▶ [Exercise objective]
Extract every line below that contains the word "this".

▶ [Records with drawing code]

◇ ◇ ◇ ◇ ◇

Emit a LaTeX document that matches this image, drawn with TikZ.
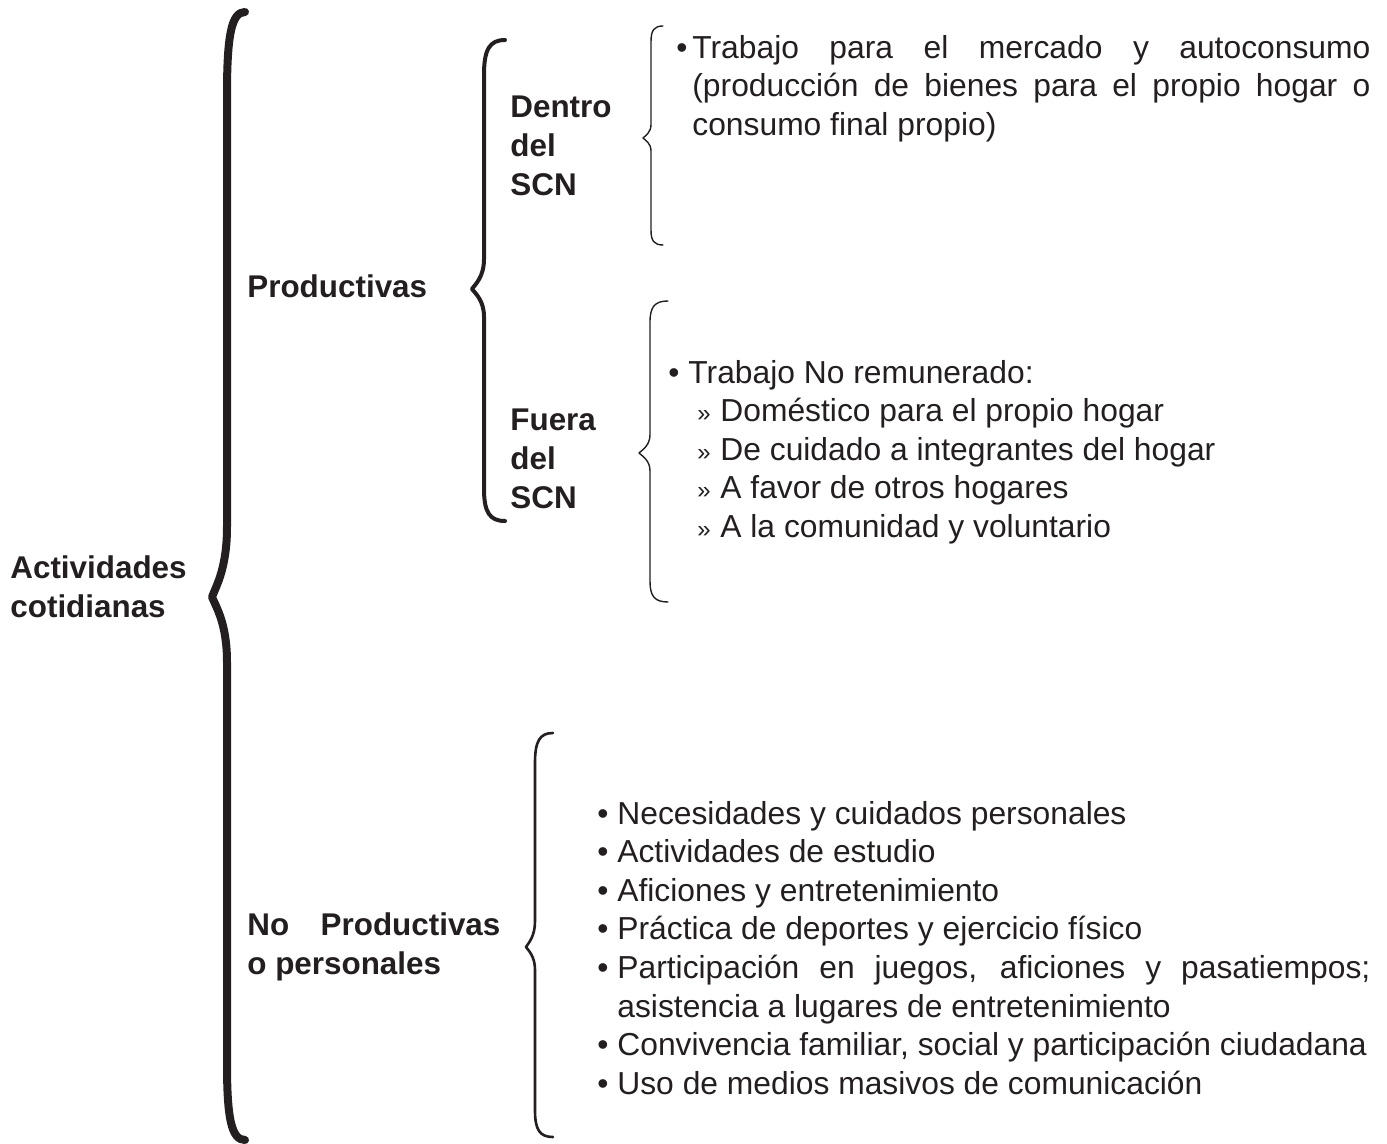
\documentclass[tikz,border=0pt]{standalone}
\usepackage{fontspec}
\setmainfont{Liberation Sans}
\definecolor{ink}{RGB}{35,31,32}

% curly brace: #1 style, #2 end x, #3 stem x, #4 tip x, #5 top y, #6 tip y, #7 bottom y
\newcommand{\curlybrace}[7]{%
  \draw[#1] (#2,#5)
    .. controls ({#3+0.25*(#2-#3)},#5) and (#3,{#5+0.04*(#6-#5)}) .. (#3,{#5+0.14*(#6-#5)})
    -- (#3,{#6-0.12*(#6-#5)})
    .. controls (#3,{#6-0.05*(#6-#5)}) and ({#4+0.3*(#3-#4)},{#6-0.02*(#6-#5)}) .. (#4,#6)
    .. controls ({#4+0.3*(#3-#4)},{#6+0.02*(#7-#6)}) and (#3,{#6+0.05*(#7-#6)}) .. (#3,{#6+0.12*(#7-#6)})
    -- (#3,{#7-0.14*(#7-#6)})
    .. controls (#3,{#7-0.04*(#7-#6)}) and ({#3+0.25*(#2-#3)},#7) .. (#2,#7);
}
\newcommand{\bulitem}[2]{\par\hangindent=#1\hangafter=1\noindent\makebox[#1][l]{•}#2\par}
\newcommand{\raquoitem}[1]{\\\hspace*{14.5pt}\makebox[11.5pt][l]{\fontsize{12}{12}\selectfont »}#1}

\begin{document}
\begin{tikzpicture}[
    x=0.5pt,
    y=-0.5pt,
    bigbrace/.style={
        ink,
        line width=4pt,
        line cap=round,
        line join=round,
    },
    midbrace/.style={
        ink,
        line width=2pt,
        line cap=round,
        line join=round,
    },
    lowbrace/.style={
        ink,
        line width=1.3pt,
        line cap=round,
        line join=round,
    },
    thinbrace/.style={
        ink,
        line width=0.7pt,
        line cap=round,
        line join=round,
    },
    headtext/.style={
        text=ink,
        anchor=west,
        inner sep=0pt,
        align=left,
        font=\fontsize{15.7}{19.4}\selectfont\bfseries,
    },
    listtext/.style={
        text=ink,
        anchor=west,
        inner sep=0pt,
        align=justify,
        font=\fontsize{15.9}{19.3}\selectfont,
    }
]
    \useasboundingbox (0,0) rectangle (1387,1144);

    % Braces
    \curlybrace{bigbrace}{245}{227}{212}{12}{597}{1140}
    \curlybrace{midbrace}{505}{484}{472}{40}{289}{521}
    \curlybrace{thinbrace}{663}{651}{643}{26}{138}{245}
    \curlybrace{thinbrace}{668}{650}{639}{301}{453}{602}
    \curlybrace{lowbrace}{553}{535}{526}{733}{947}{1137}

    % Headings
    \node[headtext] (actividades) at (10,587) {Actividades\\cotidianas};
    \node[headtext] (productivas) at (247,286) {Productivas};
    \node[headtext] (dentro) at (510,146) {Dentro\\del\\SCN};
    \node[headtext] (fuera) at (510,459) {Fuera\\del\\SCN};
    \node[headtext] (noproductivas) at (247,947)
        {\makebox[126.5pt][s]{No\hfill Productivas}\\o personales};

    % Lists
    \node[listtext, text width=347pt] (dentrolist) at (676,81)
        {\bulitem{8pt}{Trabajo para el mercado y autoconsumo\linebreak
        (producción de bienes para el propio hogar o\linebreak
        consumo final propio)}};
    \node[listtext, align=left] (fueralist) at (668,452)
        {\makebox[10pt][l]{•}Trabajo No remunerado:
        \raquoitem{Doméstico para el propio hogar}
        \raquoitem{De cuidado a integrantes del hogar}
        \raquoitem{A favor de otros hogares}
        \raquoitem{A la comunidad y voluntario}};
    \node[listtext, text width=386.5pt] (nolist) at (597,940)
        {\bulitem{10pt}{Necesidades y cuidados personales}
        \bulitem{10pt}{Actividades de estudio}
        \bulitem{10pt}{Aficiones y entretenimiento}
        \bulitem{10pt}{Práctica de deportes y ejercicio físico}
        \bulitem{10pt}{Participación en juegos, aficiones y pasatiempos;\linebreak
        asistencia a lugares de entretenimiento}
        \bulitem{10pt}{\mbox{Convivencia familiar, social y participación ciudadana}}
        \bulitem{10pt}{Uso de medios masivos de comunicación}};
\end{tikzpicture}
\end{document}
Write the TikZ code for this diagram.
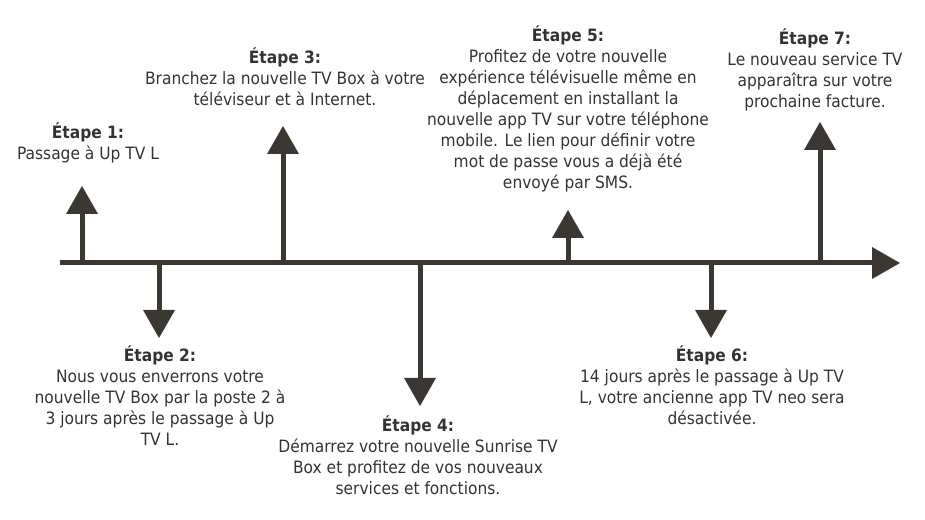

◇ ◇ ◇ ◇ ◇

▶ [Task response]
Emit a LaTeX document that matches this image, drawn with TikZ.
Write the TikZ code for this diagram.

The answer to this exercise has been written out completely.